▶ [What is asked]: In the listing below, count the lines with "page" and report only the figure.

□ □ □ □ □ □ □

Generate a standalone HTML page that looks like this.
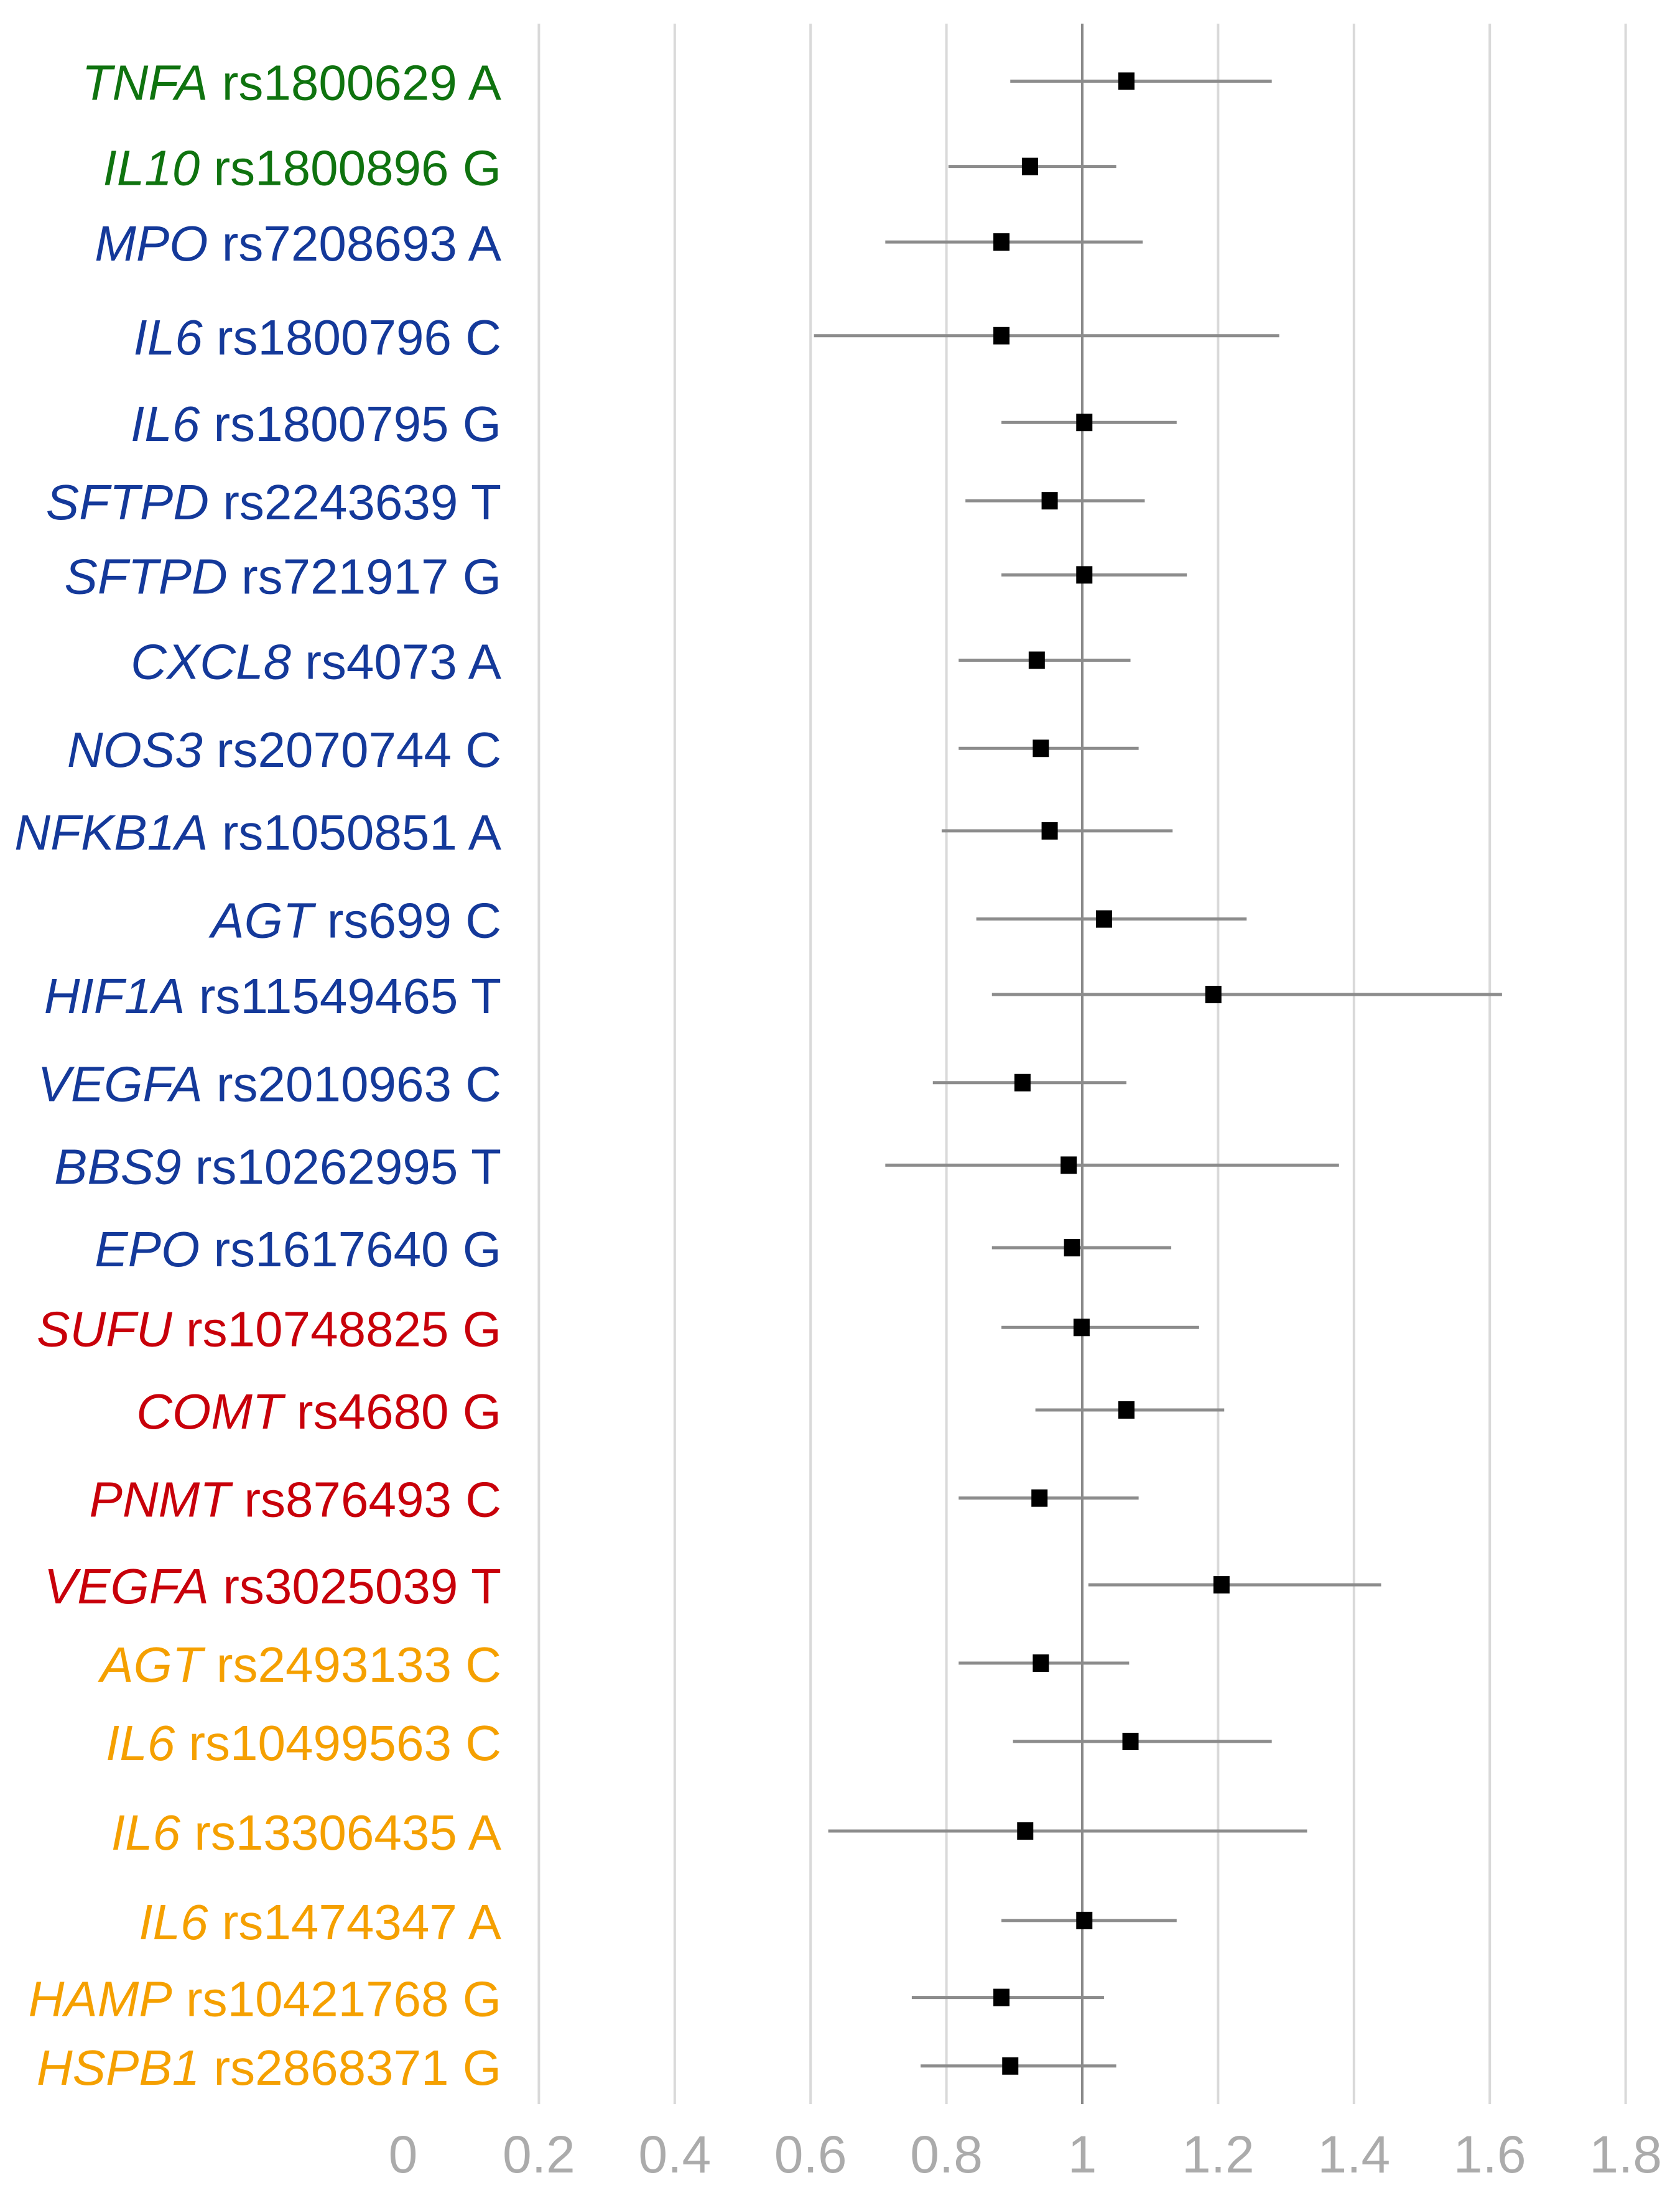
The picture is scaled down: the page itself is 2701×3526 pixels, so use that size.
<!DOCTYPE html>
<html><head><meta charset="utf-8"><style>
html,body{margin:0;padding:0;background:#fff;}
svg{display:block;}
</style></head><body>
<svg id="chart" width="2701" height="3526" xmlns="http://www.w3.org/2000/svg" font-family="'Liberation Sans', sans-serif"></svg>
<script>
const genes = ["TNFA","IL10","MPO","IL6","IL6","SFTPD","SFTPD","CXCL8","NOS3","NFKB1A","AGT","HIF1A","VEGFA","BBS9","EPO","SUFU","COMT","PNMT","VEGFA","AGT","IL6","IL6","IL6","HAMP","HSPB1"];
const snps = ["rs1800629 A","rs1800896 G","rs7208693 A","rs1800796 C","rs1800795 G","rs2243639 T","rs721917 G","rs4073 A","rs2070744 C","rs1050851 A","rs699 C","rs11549465 T","rs2010963 C","rs10262995 T","rs1617640 G","rs10748825 G","rs4680 G","rs876493 C","rs3025039 T","rs2493133 C","rs10499563 C","rs13306435 A","rs1474347 A","rs10421768 G","rs2868371 G"];
const groups = ["g","g","b","b","b","b","b","b","b","b","b","b","b","b","b","r","r","r","r","o","o","o","o","o","o"];
const orValues = [1.065,0.923,0.881,0.881,1.003,0.952,1.003,0.933,0.939,0.952,1.032,1.193,0.912,0.980,0.985,0.999,1.065,0.937,1.205,0.939,1.071,0.916,1.003,0.881,0.894];
const ciLow = [0.894,0.803,0.710,0.605,0.881,0.828,0.881,0.818,0.818,0.793,0.844,0.867,0.780,0.710,0.867,0.881,0.931,0.818,1.009,0.818,0.898,0.626,0.881,0.749,0.762];
const ciHigh = [1.279,1.050,1.089,1.290,1.139,1.092,1.154,1.071,1.083,1.133,1.242,1.618,1.065,1.378,1.131,1.172,1.209,1.083,1.440,1.069,1.279,1.331,1.139,1.032,1.050];
const rowPos = [58,119,173,240,302,358,411,472,535,594,657,711,774,833,892,949,1008,1071,1133,1189,1245,1309,1373,1428,1477];
const ticks = [0,0.2,0.4,0.6,0.8,1,1.2,1.4,1.6,1.8];
const tickLabels = ["0","0.2","0.4","0.6","0.8","1","1.2","1.4","1.6","1.8"];

const colors = {g:"#0f730f", b:"#14399a", r:"#c8000a", o:"#f5a000"};
const NS = "http://www.w3.org/2000/svg";
const svg = document.getElementById('chart');
const x = v => 1740 + (v - 1) * 1092;
const y = r => r * 2.249;
function mk(tag, attrs, parent){const e=document.createElementNS(NS,tag);for(const k in attrs)e.setAttribute(k,attrs[k]);(parent||svg).appendChild(e);return e;}

ticks.forEach((t,i)=>{
  if(t!==1 && t!==0){
    const g=mk('line',{x1:x(t),x2:x(t),y1:38,y2:3383,stroke:'#d9d9d9','stroke-width':4});
    
    
  }
  const tl=mk('text',{x:x(t),y:3493,'text-anchor':'middle','font-size':84,fill:'#ababab'});
  tl.textContent=tickLabels[i];
  
  
});
const ref=mk('line',{x1:x(1),x2:x(1),y1:38,y2:3383,stroke:'#8a8a8a','stroke-width':4});



genes.forEach((g,i)=>{
  const cy=y(rowPos[i]);
  const t=mk('text',{x:806,y:cy+30,'text-anchor':'end','font-size':80,fill:colors[groups[i]]});
  
  
  const a=mk('tspan',{'font-style':'italic'},t);a.textContent=g;
  const b=mk('tspan',{},t);b.textContent=' '+snps[i];
  const l=mk('line',{x1:x(ciLow[i]),x2:x(ciHigh[i]),y1:cy,y2:cy,stroke:'#8c8c8c','stroke-width':5});
  
  
  const m=mk('rect',{x:x(orValues[i])-13,y:cy-14,width:26,height:28,fill:'#000'});
  
  
});
</script>
</body></html>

□ □ □ □ □ □ □

▶ [Full answer]: 2